By properly framing, lighting and composing your photos, you can capture our exciting events and accomplishments, interesting alumni and talented students, and share their stories with your audience. Readers are more likely to read and engage with content that features great photos, and journalists are more likely to cover news with a high-quality image.
Whether you’re snapping a few shots at a competition, telling the story of an experiential learning trip abroad or hiring a freelancer to cover an event, follow these guidelines to ensure your photos are high quality, dynamic and follow UB and School of Management brand standards.
Rule of Thirds
If you divide the frame into thirds vertically and horizontally, place the focal point along one of the lines for the most visually interesting composition.
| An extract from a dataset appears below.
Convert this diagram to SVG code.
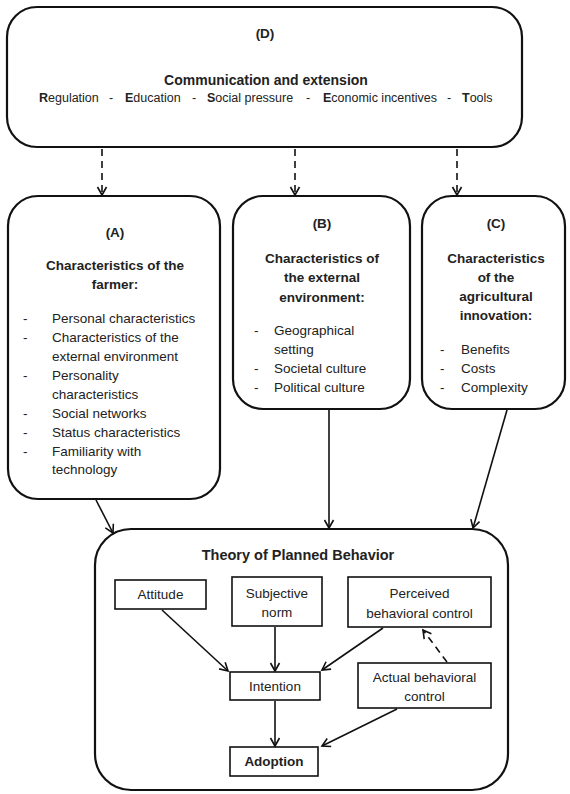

Capture many options for framing and focus to tell a full story and build our photo library. Take wide, medium and close-up shots. Use selective focus (zero in on one part of the image) and full focus. Capture candid, natural moments, as well as posed pictures.
Use bright, natural light or subtle in-studio lighting. Make sure your subjects aren’t squinting into the sun or standing in shadow.
Establish the setting for your audience. Pose subjects in front of an distinctive background, rather than a blank wall. Highlight iconic, authentic locations in your photos.
For more UB photo guidelines, particularly for professional photographers, visit the UB Brand website.
Avoid the cliché “big check” photo, and instead take photos that showcase the winners and their personalities or the company/idea for which they won, if applicable. If you must use a big check, capture it in an interesting way.
A group arranged in a straight line, with their hands at their sides or crossed in front, isn’t very interesting. Vary your subjects’ poses and place them on different levels using stairs or furniture. Be sure everyone can be seen and the group is close enough together so the picture doesn’t feel awkward.
Take engaging, authentic images that capture the action from a variety of angles and depths. Photos must be in focus, and the subject should be clear. “Candids” can be staged, but avoid clichés like the “grip and grin,” below.
Building a brand and maintaining a consistent visual identity is a complex and collaborative process.